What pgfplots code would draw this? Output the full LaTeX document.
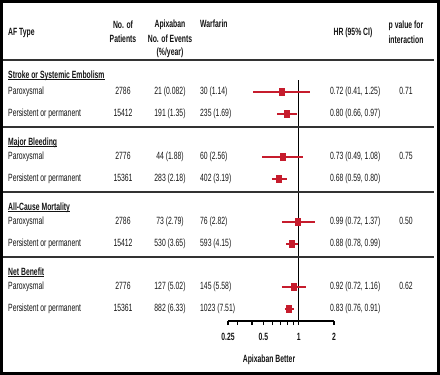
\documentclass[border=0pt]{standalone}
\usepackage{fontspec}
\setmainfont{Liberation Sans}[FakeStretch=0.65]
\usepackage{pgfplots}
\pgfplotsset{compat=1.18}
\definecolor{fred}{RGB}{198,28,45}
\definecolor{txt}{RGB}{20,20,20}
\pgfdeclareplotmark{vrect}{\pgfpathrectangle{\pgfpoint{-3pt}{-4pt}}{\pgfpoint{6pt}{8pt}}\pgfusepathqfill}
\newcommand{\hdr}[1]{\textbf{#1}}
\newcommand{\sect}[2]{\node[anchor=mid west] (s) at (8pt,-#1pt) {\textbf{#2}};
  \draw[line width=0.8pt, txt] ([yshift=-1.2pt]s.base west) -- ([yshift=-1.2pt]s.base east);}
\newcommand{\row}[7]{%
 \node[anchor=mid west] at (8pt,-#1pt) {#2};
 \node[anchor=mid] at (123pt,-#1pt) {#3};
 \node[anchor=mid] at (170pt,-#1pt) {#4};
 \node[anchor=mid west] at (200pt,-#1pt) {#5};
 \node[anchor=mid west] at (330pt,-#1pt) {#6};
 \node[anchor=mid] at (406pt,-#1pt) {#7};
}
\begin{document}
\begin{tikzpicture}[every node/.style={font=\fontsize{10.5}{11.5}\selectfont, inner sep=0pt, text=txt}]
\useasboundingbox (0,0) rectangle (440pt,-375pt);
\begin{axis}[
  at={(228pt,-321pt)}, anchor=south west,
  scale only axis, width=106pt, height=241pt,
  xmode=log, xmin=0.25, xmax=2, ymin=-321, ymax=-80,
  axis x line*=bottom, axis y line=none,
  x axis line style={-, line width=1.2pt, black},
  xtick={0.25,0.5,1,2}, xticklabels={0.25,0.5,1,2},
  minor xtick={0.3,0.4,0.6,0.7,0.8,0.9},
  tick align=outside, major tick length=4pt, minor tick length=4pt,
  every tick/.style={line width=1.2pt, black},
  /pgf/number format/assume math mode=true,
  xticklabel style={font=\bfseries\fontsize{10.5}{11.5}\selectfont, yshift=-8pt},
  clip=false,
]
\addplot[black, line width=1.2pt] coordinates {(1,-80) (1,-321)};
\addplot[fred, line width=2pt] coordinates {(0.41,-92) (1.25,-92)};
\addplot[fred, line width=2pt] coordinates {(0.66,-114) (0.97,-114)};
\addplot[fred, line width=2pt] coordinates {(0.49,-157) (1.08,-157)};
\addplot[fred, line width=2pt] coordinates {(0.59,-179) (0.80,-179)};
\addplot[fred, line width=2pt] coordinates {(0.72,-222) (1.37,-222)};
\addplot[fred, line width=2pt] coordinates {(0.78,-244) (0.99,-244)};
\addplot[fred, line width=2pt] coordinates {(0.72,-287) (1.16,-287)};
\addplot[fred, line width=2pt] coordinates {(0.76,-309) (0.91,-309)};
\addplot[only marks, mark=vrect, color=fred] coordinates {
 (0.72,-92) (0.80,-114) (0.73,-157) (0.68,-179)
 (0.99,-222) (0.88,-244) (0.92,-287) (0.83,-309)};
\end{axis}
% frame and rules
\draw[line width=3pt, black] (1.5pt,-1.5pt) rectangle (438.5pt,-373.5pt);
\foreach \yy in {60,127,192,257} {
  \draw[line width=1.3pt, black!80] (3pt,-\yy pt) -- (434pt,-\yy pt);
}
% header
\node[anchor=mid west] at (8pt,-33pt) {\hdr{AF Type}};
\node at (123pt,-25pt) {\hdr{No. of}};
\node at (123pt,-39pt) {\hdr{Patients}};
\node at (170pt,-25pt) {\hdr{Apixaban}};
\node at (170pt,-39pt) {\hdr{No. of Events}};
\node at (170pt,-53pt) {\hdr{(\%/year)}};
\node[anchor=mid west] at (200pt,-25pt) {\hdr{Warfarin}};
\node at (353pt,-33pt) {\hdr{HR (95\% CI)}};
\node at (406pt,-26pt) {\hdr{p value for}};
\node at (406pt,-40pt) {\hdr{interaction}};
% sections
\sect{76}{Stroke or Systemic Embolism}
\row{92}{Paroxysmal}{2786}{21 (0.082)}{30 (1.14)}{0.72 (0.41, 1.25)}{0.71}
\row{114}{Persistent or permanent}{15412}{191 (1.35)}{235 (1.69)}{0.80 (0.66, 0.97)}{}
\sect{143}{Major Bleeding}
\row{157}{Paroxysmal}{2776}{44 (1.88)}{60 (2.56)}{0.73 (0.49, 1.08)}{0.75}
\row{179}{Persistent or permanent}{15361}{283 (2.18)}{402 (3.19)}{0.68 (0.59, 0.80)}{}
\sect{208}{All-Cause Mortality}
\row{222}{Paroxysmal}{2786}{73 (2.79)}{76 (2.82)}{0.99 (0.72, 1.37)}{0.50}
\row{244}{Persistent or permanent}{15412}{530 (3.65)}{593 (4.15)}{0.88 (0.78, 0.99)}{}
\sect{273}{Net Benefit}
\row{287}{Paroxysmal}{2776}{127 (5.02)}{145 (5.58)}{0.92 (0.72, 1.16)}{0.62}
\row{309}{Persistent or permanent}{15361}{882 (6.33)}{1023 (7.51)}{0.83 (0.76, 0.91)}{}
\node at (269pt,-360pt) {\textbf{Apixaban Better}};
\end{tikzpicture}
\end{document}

*Task instructions:* Write out the whole listing exactly, and drop the pictures.

*Task solution:*
What pgfplots code would draw this? Output the full LaTeX document.
\documentclass[border=0pt]{standalone}
\usepackage{fontspec}
\setmainfont{Liberation Sans}[FakeStretch=0.65]
\usepackage{pgfplots}
\pgfplotsset{compat=1.18}
\definecolor{fred}{RGB}{198,28,45}
\definecolor{txt}{RGB}{20,20,20}
\pgfdeclareplotmark{vrect}{\pgfpathrectangle{\pgfpoint{-3pt}{-4pt}}{\pgfpoint{6pt}{8pt}}\pgfusepathqfill}
\newcommand{\hdr}[1]{\textbf{#1}}
\newcommand{\sect}[2]{\node[anchor=mid west] (s) at (8pt,-#1pt) {\textbf{#2}};
  \draw[line width=0.8pt, txt] ([yshift=-1.2pt]s.base west) -- ([yshift=-1.2pt]s.base east);}
\newcommand{\row}[7]{%
 \node[anchor=mid west] at (8pt,-#1pt) {#2};
 \node[anchor=mid] at (123pt,-#1pt) {#3};
 \node[anchor=mid] at (170pt,-#1pt) {#4};
 \node[anchor=mid west] at (200pt,-#1pt) {#5};
 \node[anchor=mid west] at (330pt,-#1pt) {#6};
 \node[anchor=mid] at (406pt,-#1pt) {#7};
}
\begin{document}
\begin{tikzpicture}[every node/.style={font=\fontsize{10.5}{11.5}\selectfont, inner sep=0pt, text=txt}]
\useasboundingbox (0,0) rectangle (440pt,-375pt);
\begin{axis}[
  at={(228pt,-321pt)}, anchor=south west,
  scale only axis, width=106pt, height=241pt,
  xmode=log, xmin=0.25, xmax=2, ymin=-321, ymax=-80,
  axis x line*=bottom, axis y line=none,
  x axis line style={-, line width=1.2pt, black},
  xtick={0.25,0.5,1,2}, xticklabels={0.25,0.5,1,2},
  minor xtick={0.3,0.4,0.6,0.7,0.8,0.9},
  tick align=outside, major tick length=4pt, minor tick length=4pt,
  every tick/.style={line width=1.2pt, black},
  /pgf/number format/assume math mode=true,
  xticklabel style={font=\bfseries\fontsize{10.5}{11.5}\selectfont, yshift=-8pt},
  clip=false,
]
\addplot[black, line width=1.2pt] coordinates {(1,-80) (1,-321)};
\addplot[fred, line width=2pt] coordinates {(0.41,-92) (1.25,-92)};
\addplot[fred, line width=2pt] coordinates {(0.66,-114) (0.97,-114)};
\addplot[fred, line width=2pt] coordinates {(0.49,-157) (1.08,-157)};
\addplot[fred, line width=2pt] coordinates {(0.59,-179) (0.80,-179)};
\addplot[fred, line width=2pt] coordinates {(0.72,-222) (1.37,-222)};
\addplot[fred, line width=2pt] coordinates {(0.78,-244) (0.99,-244)};
\addplot[fred, line width=2pt] coordinates {(0.72,-287) (1.16,-287)};
\addplot[fred, line width=2pt] coordinates {(0.76,-309) (0.91,-309)};
\addplot[only marks, mark=vrect, color=fred] coordinates {
 (0.72,-92) (0.80,-114) (0.73,-157) (0.68,-179)
 (0.99,-222) (0.88,-244) (0.92,-287) (0.83,-309)};
\end{axis}
% frame and rules
\draw[line width=3pt, black] (1.5pt,-1.5pt) rectangle (438.5pt,-373.5pt);
\foreach \yy in {60,127,192,257} {
  \draw[line width=1.3pt, black!80] (3pt,-\yy pt) -- (434pt,-\yy pt);
}
% header
\node[anchor=mid west] at (8pt,-33pt) {\hdr{AF Type}};
\node at (123pt,-25pt) {\hdr{No. of}};
\node at (123pt,-39pt) {\hdr{Patients}};
\node at (170pt,-25pt) {\hdr{Apixaban}};
\node at (170pt,-39pt) {\hdr{No. of Events}};
\node at (170pt,-53pt) {\hdr{(\%/year)}};
\node[anchor=mid west] at (200pt,-25pt) {\hdr{Warfarin}};
\node at (353pt,-33pt) {\hdr{HR (95\% CI)}};
\node at (406pt,-26pt) {\hdr{p value for}};
\node at (406pt,-40pt) {\hdr{interaction}};
% sections
\sect{76}{Stroke or Systemic Embolism}
\row{92}{Paroxysmal}{2786}{21 (0.082)}{30 (1.14)}{0.72 (0.41, 1.25)}{0.71}
\row{114}{Persistent or permanent}{15412}{191 (1.35)}{235 (1.69)}{0.80 (0.66, 0.97)}{}
\sect{143}{Major Bleeding}
\row{157}{Paroxysmal}{2776}{44 (1.88)}{60 (2.56)}{0.73 (0.49, 1.08)}{0.75}
\row{179}{Persistent or permanent}{15361}{283 (2.18)}{402 (3.19)}{0.68 (0.59, 0.80)}{}
\sect{208}{All-Cause Mortality}
\row{222}{Paroxysmal}{2786}{73 (2.79)}{76 (2.82)}{0.99 (0.72, 1.37)}{0.50}
\row{244}{Persistent or permanent}{15412}{530 (3.65)}{593 (4.15)}{0.88 (0.78, 0.99)}{}
\sect{273}{Net Benefit}
\row{287}{Paroxysmal}{2776}{127 (5.02)}{145 (5.58)}{0.92 (0.72, 1.16)}{0.62}
\row{309}{Persistent or permanent}{15361}{882 (6.33)}{1023 (7.51)}{0.83 (0.76, 0.91)}{}
\node at (269pt,-360pt) {\textbf{Apixaban Better}};
\end{tikzpicture}
\end{document}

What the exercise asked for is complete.